The utility bailed out three wind farms – Digby, Nuttby Mountain and Point Tupper – when their developers, who were awarded contracts during a previous tendering process in 2007, ran into financial trouble during the global financial crisis.
Although customers could be on the hook for any unexpected costs related to South Canoe, they would also see savings if capital costs are less than expected, McAdam said.
He said the capital cost of Digby and Nuttby Mountain, both of which it owns, was $8 million less than the amount approved by the board.
McAdam said the regulator should handle South Canoe the same way it did those projects, as well as Point Tupper, in which it’s a partner.
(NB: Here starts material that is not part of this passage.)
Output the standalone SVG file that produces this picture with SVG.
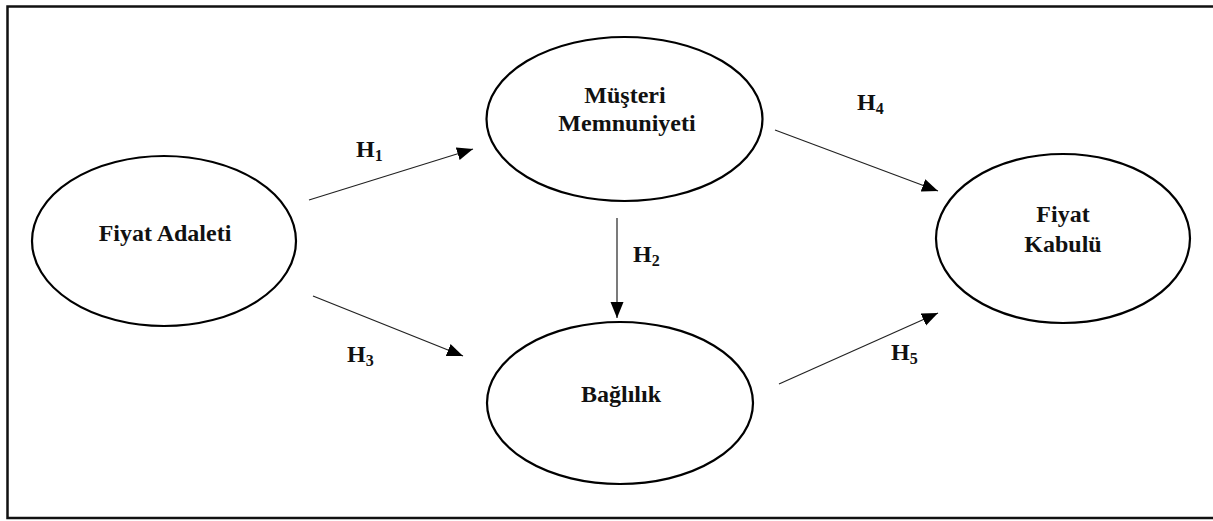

Nova Scotia Power officials told the board the utility has taken steps to reduce risk related to South Canoe. For instance, various equipment and service contracts have already been signed to help lock in costs, McAdam said.
“We believe that we have managed the risk of this project in a substantial way.”
While Nova Scotia Power officials say the administrator knew about its capital cost plan, developers told the panel they were surprised by it.
Reuben Burge said Nova Scotia Power should have to play by the same rules the other developers did in making their bids.
“We put our best price forward and then stick by it and absorb those risks throughout the life of that project,” he said in his presentation.
Burge, president of Dalhousie Mountain Wind Farm Inc., told the hearing he found it “particuarly awkward” to speak out against South Canoe, since he does business with Nova Scotia Power.
The hearing continues Thursday in Halifax.